Instruction — Once the pictures are set aside, transcribe the remaining data exactly.
— start Source excerpt —
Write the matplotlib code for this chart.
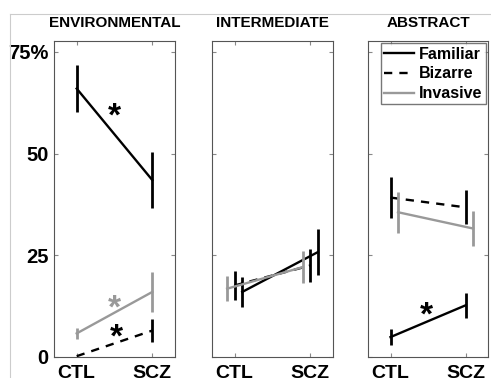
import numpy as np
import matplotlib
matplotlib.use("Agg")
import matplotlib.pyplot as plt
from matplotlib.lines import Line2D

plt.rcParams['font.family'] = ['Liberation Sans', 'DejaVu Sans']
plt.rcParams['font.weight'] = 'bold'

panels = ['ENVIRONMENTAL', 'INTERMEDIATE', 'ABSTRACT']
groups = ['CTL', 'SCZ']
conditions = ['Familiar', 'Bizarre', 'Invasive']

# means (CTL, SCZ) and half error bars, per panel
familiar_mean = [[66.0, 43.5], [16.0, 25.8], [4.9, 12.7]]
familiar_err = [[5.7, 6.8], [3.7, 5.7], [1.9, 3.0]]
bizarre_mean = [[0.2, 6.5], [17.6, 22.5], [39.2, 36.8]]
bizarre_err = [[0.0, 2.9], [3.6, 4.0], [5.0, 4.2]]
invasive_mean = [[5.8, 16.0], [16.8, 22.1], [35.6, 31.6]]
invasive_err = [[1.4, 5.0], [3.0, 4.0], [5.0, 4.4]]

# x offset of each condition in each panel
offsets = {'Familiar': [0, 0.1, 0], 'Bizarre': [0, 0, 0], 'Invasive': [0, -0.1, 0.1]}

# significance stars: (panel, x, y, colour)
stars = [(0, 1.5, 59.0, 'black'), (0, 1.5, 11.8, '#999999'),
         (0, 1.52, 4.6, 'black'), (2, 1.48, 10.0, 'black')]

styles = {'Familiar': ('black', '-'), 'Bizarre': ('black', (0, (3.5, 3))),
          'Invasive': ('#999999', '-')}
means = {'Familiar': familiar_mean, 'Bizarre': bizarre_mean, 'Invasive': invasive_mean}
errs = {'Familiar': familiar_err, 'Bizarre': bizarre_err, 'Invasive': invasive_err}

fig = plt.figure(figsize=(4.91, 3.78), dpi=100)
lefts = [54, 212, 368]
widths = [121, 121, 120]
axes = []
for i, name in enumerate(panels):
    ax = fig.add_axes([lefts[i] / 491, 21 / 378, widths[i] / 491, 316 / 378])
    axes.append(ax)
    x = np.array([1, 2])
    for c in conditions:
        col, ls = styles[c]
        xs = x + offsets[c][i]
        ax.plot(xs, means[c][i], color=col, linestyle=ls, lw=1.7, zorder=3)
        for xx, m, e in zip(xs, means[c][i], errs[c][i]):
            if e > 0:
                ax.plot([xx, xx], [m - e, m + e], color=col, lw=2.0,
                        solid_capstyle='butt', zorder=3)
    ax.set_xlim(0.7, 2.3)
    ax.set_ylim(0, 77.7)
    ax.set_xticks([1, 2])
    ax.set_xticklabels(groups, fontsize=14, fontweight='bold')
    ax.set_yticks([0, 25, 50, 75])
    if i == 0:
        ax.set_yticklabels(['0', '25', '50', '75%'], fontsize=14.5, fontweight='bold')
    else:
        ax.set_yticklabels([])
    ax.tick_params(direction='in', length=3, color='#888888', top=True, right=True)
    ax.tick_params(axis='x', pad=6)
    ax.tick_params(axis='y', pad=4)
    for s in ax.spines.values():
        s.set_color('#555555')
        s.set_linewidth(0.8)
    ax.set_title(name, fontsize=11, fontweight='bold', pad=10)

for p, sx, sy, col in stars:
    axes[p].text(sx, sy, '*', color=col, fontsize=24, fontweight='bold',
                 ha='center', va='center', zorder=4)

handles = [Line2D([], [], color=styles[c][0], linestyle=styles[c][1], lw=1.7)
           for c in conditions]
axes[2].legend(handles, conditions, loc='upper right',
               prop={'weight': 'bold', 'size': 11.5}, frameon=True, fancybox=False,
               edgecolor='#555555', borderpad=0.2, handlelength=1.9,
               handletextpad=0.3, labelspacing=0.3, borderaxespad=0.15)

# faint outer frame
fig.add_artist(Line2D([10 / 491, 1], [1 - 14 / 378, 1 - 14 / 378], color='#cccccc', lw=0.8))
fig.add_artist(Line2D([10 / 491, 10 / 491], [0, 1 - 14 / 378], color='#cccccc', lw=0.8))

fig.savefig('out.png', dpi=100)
— end Source excerpt —
Full response —
Write the matplotlib code for this chart.
import numpy as np
import matplotlib
matplotlib.use("Agg")
import matplotlib.pyplot as plt
from matplotlib.lines import Line2D

plt.rcParams['font.family'] = ['Liberation Sans', 'DejaVu Sans']
plt.rcParams['font.weight'] = 'bold'

panels = ['ENVIRONMENTAL', 'INTERMEDIATE', 'ABSTRACT']
groups = ['CTL', 'SCZ']
conditions = ['Familiar', 'Bizarre', 'Invasive']

# means (CTL, SCZ) and half error bars, per panel
familiar_mean = [[66.0, 43.5], [16.0, 25.8], [4.9, 12.7]]
familiar_err = [[5.7, 6.8], [3.7, 5.7], [1.9, 3.0]]
bizarre_mean = [[0.2, 6.5], [17.6, 22.5], [39.2, 36.8]]
bizarre_err = [[0.0, 2.9], [3.6, 4.0], [5.0, 4.2]]
invasive_mean = [[5.8, 16.0], [16.8, 22.1], [35.6, 31.6]]
invasive_err = [[1.4, 5.0], [3.0, 4.0], [5.0, 4.4]]

# x offset of each condition in each panel
offsets = {'Familiar': [0, 0.1, 0], 'Bizarre': [0, 0, 0], 'Invasive': [0, -0.1, 0.1]}

# significance stars: (panel, x, y, colour)
stars = [(0, 1.5, 59.0, 'black'), (0, 1.5, 11.8, '#999999'),
         (0, 1.52, 4.6, 'black'), (2, 1.48, 10.0, 'black')]

styles = {'Familiar': ('black', '-'), 'Bizarre': ('black', (0, (3.5, 3))),
          'Invasive': ('#999999', '-')}
means = {'Familiar': familiar_mean, 'Bizarre': bizarre_mean, 'Invasive': invasive_mean}
errs = {'Familiar': familiar_err, 'Bizarre': bizarre_err, 'Invasive': invasive_err}

fig = plt.figure(figsize=(4.91, 3.78), dpi=100)
lefts = [54, 212, 368]
widths = [121, 121, 120]
axes = []
for i, name in enumerate(panels):
    ax = fig.add_axes([lefts[i] / 491, 21 / 378, widths[i] / 491, 316 / 378])
    axes.append(ax)
    x = np.array([1, 2])
    for c in conditions:
        col, ls = styles[c]
        xs = x + offsets[c][i]
        ax.plot(xs, means[c][i], color=col, linestyle=ls, lw=1.7, zorder=3)
        for xx, m, e in zip(xs, means[c][i], errs[c][i]):
            if e > 0:
                ax.plot([xx, xx], [m - e, m + e], color=col, lw=2.0,
                        solid_capstyle='butt', zorder=3)
    ax.set_xlim(0.7, 2.3)
    ax.set_ylim(0, 77.7)
    ax.set_xticks([1, 2])
    ax.set_xticklabels(groups, fontsize=14, fontweight='bold')
    ax.set_yticks([0, 25, 50, 75])
    if i == 0:
        ax.set_yticklabels(['0', '25', '50', '75%'], fontsize=14.5, fontweight='bold')
    else:
        ax.set_yticklabels([])
    ax.tick_params(direction='in', length=3, color='#888888', top=True, right=True)
    ax.tick_params(axis='x', pad=6)
    ax.tick_params(axis='y', pad=4)
    for s in ax.spines.values():
        s.set_color('#555555')
        s.set_linewidth(0.8)
    ax.set_title(name, fontsize=11, fontweight='bold', pad=10)

for p, sx, sy, col in stars:
    axes[p].text(sx, sy, '*', color=col, fontsize=24, fontweight='bold',
                 ha='center', va='center', zorder=4)

handles = [Line2D([], [], color=styles[c][0], linestyle=styles[c][1], lw=1.7)
           for c in conditions]
axes[2].legend(handles, conditions, loc='upper right',
               prop={'weight': 'bold', 'size': 11.5}, frameon=True, fancybox=False,
               edgecolor='#555555', borderpad=0.2, handlelength=1.9,
               handletextpad=0.3, labelspacing=0.3, borderaxespad=0.15)

# faint outer frame
fig.add_artist(Line2D([10 / 491, 1], [1 - 14 / 378, 1 - 14 / 378], color='#cccccc', lw=0.8))
fig.add_artist(Line2D([10 / 491, 10 / 491], [0, 1 - 14 / 378], color='#cccccc', lw=0.8))

fig.savefig('out.png', dpi=100)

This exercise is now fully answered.